My wife has said a couple of times to me "you want the divorce, you <insert task here>". Like "you tell the kids" or "you pay the lawyers", etc.

So how is it that this woman (my stbx), who hasn't fulfilled 25% of her wedding vows in our marriage, won't get a job, doesn't clean much, doesn't cook meals, hasn't been physical with me since our kids were born.....how is it the assumption is made that I have to pay her lawyers fees because I'm the one who filed?

So unfair. Just thinking out loud.


----------



## Jellybeans (Mar 8, 2011)

That's odd. I paid for my own lawyer when I got divorced and exH paid for his (he filed).


----------



## Amplexor (Feb 13, 2008)

Send it back to her lawyer and tell her to send it to her client. They are trying to screw you.


----------



## littlejaz (Oct 17, 2013)

I agree with Amplexor. I don't think you have to pay for her attorney - at least not in my state.

I filed and am going to try to get the judge to make him pay at least part of my attorney fees - because he has defied court orders which have increased them.


----------



## Pluto2 (Aug 17, 2011)

Usually, you don't pay an opponent's attorney fees unless and until there's a court order. Sometimes in divorce the court can say the fees incurred in the divorce are part of support, but even then there's an order of the court.
Send it back


----------



## Openminded (Feb 21, 2013)

She doesn't work? Does she have separate income?


----------



## PBear (Nov 16, 2010)

I think it's as the others have said... Most likely it's because you have the only income (in which case you've joined the "Bend Over" club), not because you filed first.

C


----------



## arbitrator (Feb 13, 2012)

Amplexor said:


> Send it back to her lawyer and tell her to send it to her client. They are trying to screw you.
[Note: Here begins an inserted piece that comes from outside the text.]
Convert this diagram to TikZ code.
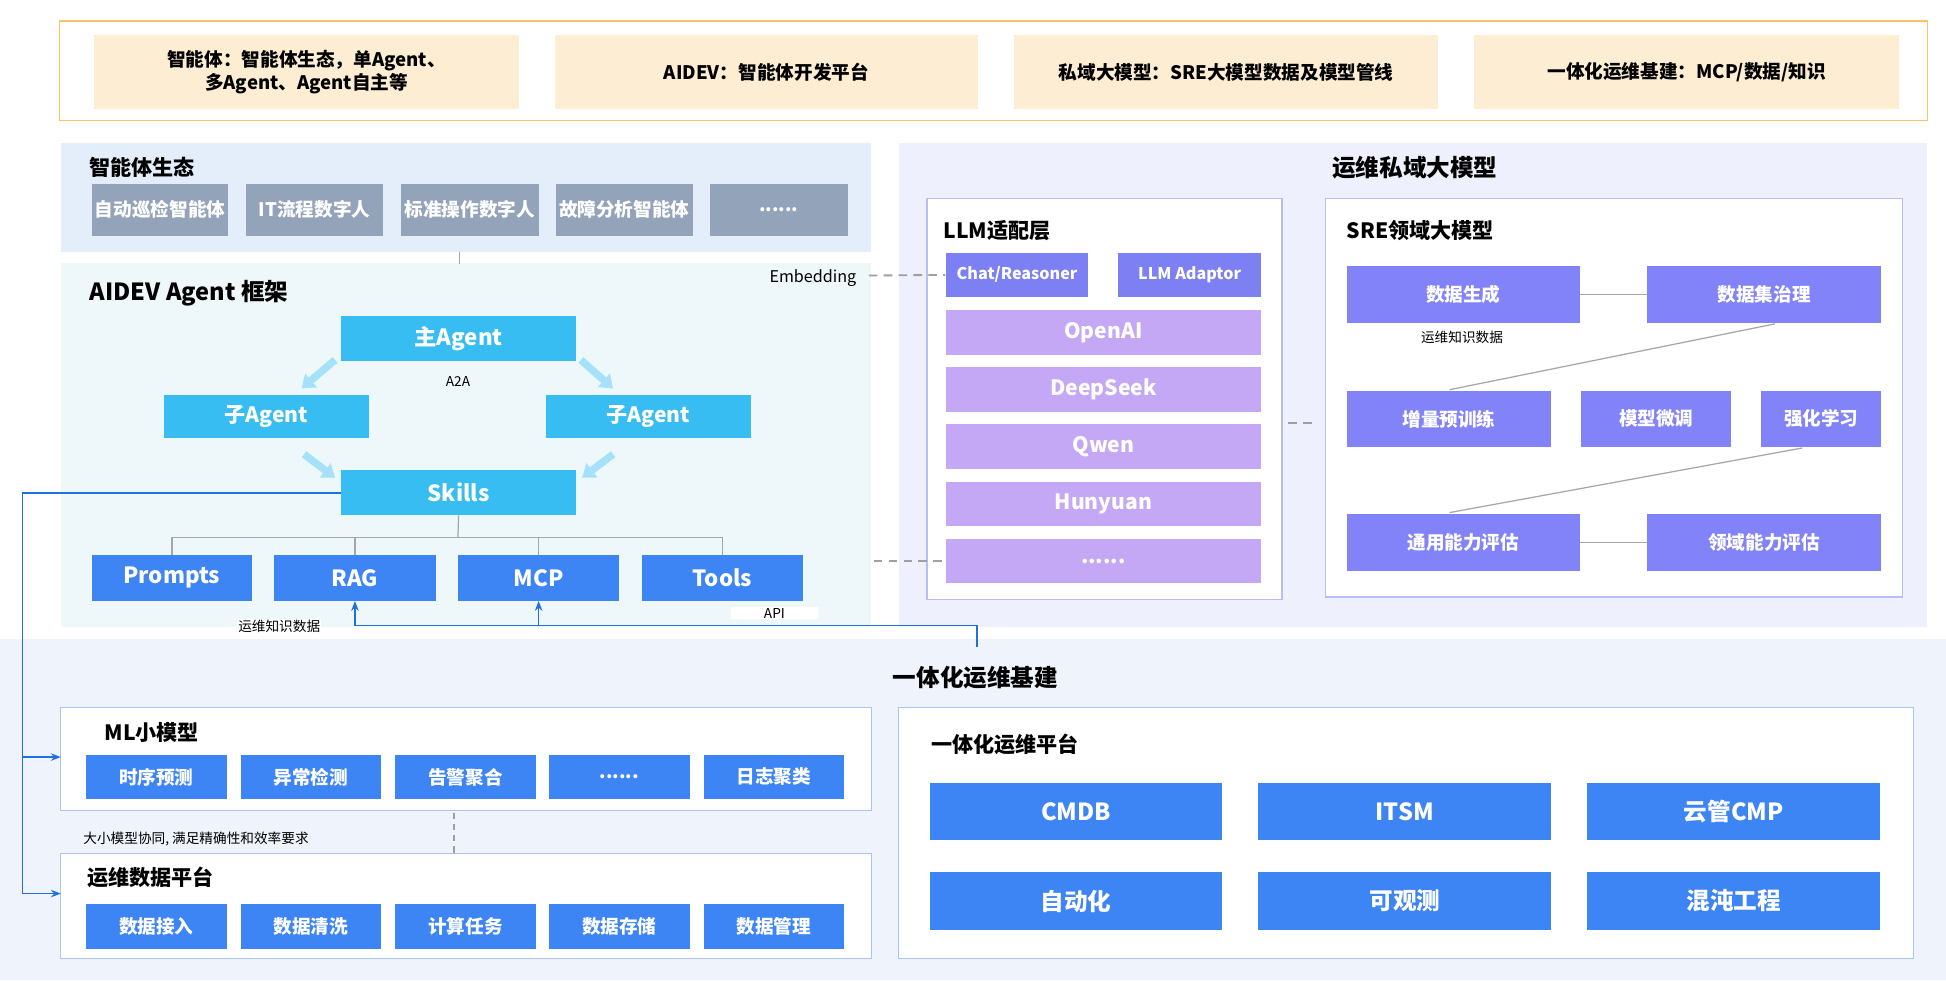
\documentclass[tikz,border=0pt]{standalone}
\usepackage{fontspec}
\setmainfont{Noto Sans CJK SC}
\usetikzlibrary{arrows.meta,positioning,calc}
\definecolor{ylw}{HTML}{FDEDD3}
\definecolor{ylwb}{HTML}{F6C56A}
\definecolor{gry}{HTML}{93A3BA}
\definecolor{cyn}{HTML}{38BDF2}
\definecolor{blu}{HTML}{3D84F5}
\definecolor{lil}{HTML}{C4A8F5}
\definecolor{ind}{HTML}{8283F8}
\definecolor{ind2}{HTML}{7C80F3}
\definecolor{bgl}{HTML}{E4EEFB}
\definecolor{bgc}{HTML}{EEF8FA}
\definecolor{bgp}{HTML}{EEF0FD}
\definecolor{bgb}{HTML}{EEF3FC}
\definecolor{brd}{HTML}{A9C6F3}
\definecolor{brp}{HTML}{B9BDF5}
\definecolor{lnk}{HTML}{1F6FE5}
\tikzset{
 x=1pt,y=-1pt,
 box/.style={draw=none,text=white,font=\fontsize{15}{16}\selectfont\bfseries,inner sep=0pt},
 yb/.style={fill=ylw,font=\fontsize{15}{19}\selectfont\bfseries,text=black,align=center,inner sep=0pt},
 ttl/.style={font=\fontsize{17}{20}\selectfont\bfseries,anchor=west,inner sep=0pt},
 sm/.style={font=\fontsize{11}{13}\selectfont,inner sep=1pt},
 gl/.style={draw=gray!70,line width=1pt},
 dl/.style={draw=gray!75,line width=1.5pt,dash pattern=on 7pt off 5pt},
 fat/.style={draw=cyn!45,line width=6pt,-{Triangle[length=10pt,width=14pt]}},
 bl/.style={draw=lnk,line width=1.3pt},
}
\newcommand{\bx}[5]{\node[#1,minimum width=#4-#2,minimum height=#5-#3] at ({(#2+#4)/2},{(#3+#5)/2})}
\begin{document}
\begin{tikzpicture}
\useasboundingbox (0,0) rectangle (1568,790);
\fill[white] (0,0) rectangle (1568,790);
% top row
\draw[ylwb,line width=1pt] (48,17) rectangle (1553,97);
\bx{yb}{76}{28}{418}{88} (t1) {智能体：智能体生态，单Agent、\\多Agent、Agent自主等};
\bx{yb}{447}{28}{788}{88} (t2) {AIDEV：智能体开发平台};
\bx{yb}{817}{28}{1159}{88} (t3) {私域大模型：SRE大模型数据及模型管线};
\bx{yb}{1188}{28}{1530}{88} (t4) {一体化运维基建：MCP/数据/知识};
% left top
\fill[bgl] (49,115) rectangle (702,203);
\node[ttl] at (72,135) {智能体生态};
\bx{box,fill=gry}{74}{148}{184}{190} (g1) {自动巡检智能体};
\bx{box,fill=gry}{198}{148}{309}{190} (g2) {IT流程数字人};
\bx{box,fill=gry}{323}{148}{434}{190} (g3) {标准操作数字人};
\bx{box,fill=gry}{448}{148}{558}{190} (g4) {故障分析智能体};
\bx{box,fill=gry}{572}{148}{683}{190} (g5) {......};
\fill[bgc] (49,212) rectangle (702,505);
\draw[gl] (370,203) -- (370,213);
\node[ttl,font=\fontsize{19}{22}\selectfont\bfseries] at (72,236) {AIDEV Agent 框架};
\node[sm,font=\fontsize{13}{15}\selectfont] (emb) at (655,224) {Embedding};
\bx{box,fill=cyn,font=\fontsize{18}{20}\selectfont\bfseries}{275}{255}{464}{291} (main) {主Agent};
\node[sm] at (369,307) {A2A};
\bx{box,fill=cyn,font=\fontsize{17}{20}\selectfont\bfseries}{132}{318}{297}{353} (subl) {子Agent};
\bx{box,fill=cyn,font=\fontsize{17}{20}\selectfont\bfseries}{440}{318}{605}{353} (subr) {子Agent};
\bx{box,fill=cyn,font=\fontsize{18}{20}\selectfont\bfseries}{275}{379}{464}{415} (skills) {Skills};
\draw[fat] (270,290) -- (243,313);
\draw[fat] (468,290) -- (494,313);
\draw[fat] (245,366) -- (270,385);
\draw[fat] (494,366) -- (469,385);
\bx{box,fill=blu,font=\fontsize{18}{20}\selectfont\bfseries}{74}{447}{203}{484} (pr) {Prompts};
\bx{box,fill=blu,font=\fontsize{18}{20}\selectfont\bfseries}{221}{447}{351}{484} (rag) {RAG};
\bx{box,fill=blu,font=\fontsize{18}{20}\selectfont\bfseries}{369}{447}{499}{484} (mcp) {MCP};
\bx{box,fill=blu,font=\fontsize{18}{20}\selectfont\bfseries}{517}{447}{647}{484} (tools) {Tools};
\draw[gl] (skills.south) -- (369,433);
\draw[gl] (pr.north) |- (369,433) -| (tools.north);
\draw[gl] (rag.north) -- (286,433);
\draw[gl] (mcp.north) -- (434,433);
% right top
\fill[bgp] (724,115) rectangle (1553,505);
\node[font=\fontsize{19}{22}\selectfont\bfseries] at (1140,135) {运维私域大模型};
\draw[fill=white,draw=brp,line width=1pt] (747,160) rectangle (1033,483);
\node[ttl] at (760,186) {LLM适配层};
\bx{box,fill=ind2,font=\fontsize{13}{15}\selectfont\bfseries}{762}{204}{877}{239} (chat) {Chat/Reasoner};
\bx{box,fill=ind2,font=\fontsize{13}{15}\selectfont\bfseries}{901}{204}{1016}{239} (ada) {LLM Adaptor};
\bx{box,fill=lil,font=\fontsize{17}{20}\selectfont\bfseries}{762}{250}{1016}{286} (oai) {OpenAI};
\bx{box,fill=lil,font=\fontsize{17}{20}\selectfont\bfseries}{762}{296}{1016}{332} (ds) {DeepSeek};
\bx{box,fill=lil,font=\fontsize{17}{20}\selectfont\bfseries}{762}{342}{1016}{378} (qw) {Qwen};
\bx{box,fill=lil,font=\fontsize{17}{20}\selectfont\bfseries}{762}{388}{1016}{424} (hy) {Hunyuan};
\bx{box,fill=lil,font=\fontsize{17}{20}\selectfont\bfseries}{762}{434}{1016}{470} (dots) {......};
\coordinate (e1) at (700,222);
\coordinate (e2) at (704,452);
\coordinate (e3) at (1038,341);
\coordinate (e4) at (1062,341);
\draw[dl] (e1) -- (chat.west);
\draw[dl] (e2) -- (dots.west);
\draw[dl] (e3) -- (e4);
\draw[fill=white,draw=brp,line width=1pt] (1068,160) rectangle (1533,481);
\node[ttl] at (1085,186) {SRE领域大模型};
\bx{box,fill=ind}{1085}{214}{1273}{260} (s1) {数据生成};
\bx{box,fill=ind}{1327}{214}{1516}{260} (s2) {数据集治理};
\bx{box,fill=ind}{1085}{315}{1250}{360} (s3) {增量预训练};
\bx{box,fill=ind}{1274}{315}{1395}{360} (s4) {模型微调};
\bx{box,fill=ind}{1419}{315}{1516}{360} (s5) {强化学习};
\bx{box,fill=ind}{1085}{414}{1273}{460} (s6) {通用能力评估};
\bx{box,fill=ind}{1327}{414}{1516}{460} (s7) {领域能力评估};
\node[sm] at (1178,272) {运维知识数据};
\draw[gl] (s1) -- (s2);
\draw[gl] (s6) -- (s7);
\draw[gl] (1430,261) -- (1168,314);
\draw[gl] (1452,361) -- (1168,413);
% bottom
\fill[bgb] (0,515) rectangle (1568,790);
\node[font=\fontsize{19}{22}\selectfont\bfseries] at (786,546) {一体化运维基建};
\draw[fill=white,draw=brd,line width=1pt] (49,570) rectangle (702,653);
\node[ttl] at (84,590) {ML小模型};
\foreach \n/\a/\b/\t in {m1/69/183/时序预测,m2/194/307/异常检测,m3/318/432/告警聚合,m4/442/556/{......},m5/567/680/日志聚类}
 {\bx{box,fill=blu}{\a}{608}{\b}{644} (\n) {\t};}
\draw[dl,line width=1.2pt,dash pattern=on 5pt off 4pt] (366,655) -- (366,688);
\node[sm,anchor=west] at (66,676) {大小模型协同, 满足精确性和效率要求};
\draw[fill=white,draw=brd,line width=1pt] (49,688) rectangle (702,772);
\node[ttl] at (70,707) {运维数据平台};
\foreach \n/\a/\b/\t in {d1/69/183/数据接入,d2/194/307/数据清洗,d3/318/432/计算任务,d4/442/556/数据存储,d5/567/680/数据管理}
 {\bx{box,fill=blu}{\a}{728}{\b}{765} (\n) {\t};}
\draw[fill=white,draw=brd,line width=1pt] (724,570) rectangle (1542,772);
\node[ttl] at (750,600) {一体化运维平台};
\bx{box,fill=blu,font=\fontsize{19}{22}\selectfont\bfseries}{749}{631}{985}{677} (p1) {CMDB};
\bx{box,fill=blu,font=\fontsize{19}{22}\selectfont\bfseries}{1014}{631}{1250}{677} (p2) {ITSM};
\bx{box,fill=blu,font=\fontsize{19}{22}\selectfont\bfseries}{1279}{631}{1515}{677} (p3) {云管CMP};
\bx{box,fill=blu,font=\fontsize{19}{22}\selectfont\bfseries}{749}{703}{985}{749} (p4) {自动化};
\bx{box,fill=blu,font=\fontsize{19}{22}\selectfont\bfseries}{1014}{703}{1250}{749} (p5) {可观测};
\bx{box,fill=blu,font=\fontsize{19}{22}\selectfont\bfseries}{1279}{703}{1515}{749} (p6) {混沌工程};
% connectors
\coordinate (ml) at (49,610);
\coordinate (dp) at (49,720);
\draw[bl] (skills.west) -| (18,610);
\draw[bl,-{Stealth[length=8pt]}] (18,400) |- (ml);
\draw[bl,-{Stealth[length=8pt]}] (18,600) |- (dp);
\coordinate (src) at (787,521);
\draw[bl,-{Stealth[length=8pt]}] (src) |- (286,504) -- (rag.south);
\draw[bl,-{Stealth[length=8pt]}] (434,504) -- (mcp.south);
\node[sm,fill=white] at (225,505) {运维知识数据};
\node[sm,fill=white,minimum width=70pt] at (624,494) {API};
\end{tikzpicture}
\end{document}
*If it's mandated by the court, you have no choice! If it is not mandated, then send it back to the lawyer. And if it shows up yet again, just send it your local Bar Association with a letter of explanation. Also send a copy of the letter to the presiding judge in your case. They just love dealing with crap like that! Especially against some smartass overbearing lawyer that they might have developed a dislike for!*


----------



## norajane (Feb 7, 2012)

You said the invoice was addressed to your wife. So SHE is being billed for her lawyer.



> My wife has said a couple of times to me "you want the divorce, you <insert task here>". Like "you tell the kids" or "you pay the lawyers", etc.


I see. Ok, then, you have to pay both because you are accepting your wife's rules. 

If she's unemployed, I guess she has no money of her own so it's out of your joint funds anyway.


----------



## alphaomega (Nov 7, 2010)

Then tell her lawyer she's not working for your wife, she's working for you.


----------



## BeachGuy (Jul 6, 2011)

Amplexor said:


> Send it back to her lawyer and tell her to send it to her client. They are trying to screw you.


It wasn't addressed to me. I just saw the envelope in our mail.

My lawyer said it was pretty much a given in FL that if I filed, I'd be paying her lawyer fees. And no, she doesn't work so if I want the divorce to happen, I have to let her use "our money" to pay her lawyer.


----------



## Pluto2 (Aug 17, 2011)

Do not pay until order to by the court, until that time she's only hoping that you have to pay, but if you work and she doesn't, sounds like you will pay the bill. Sucks doesn't it.


----------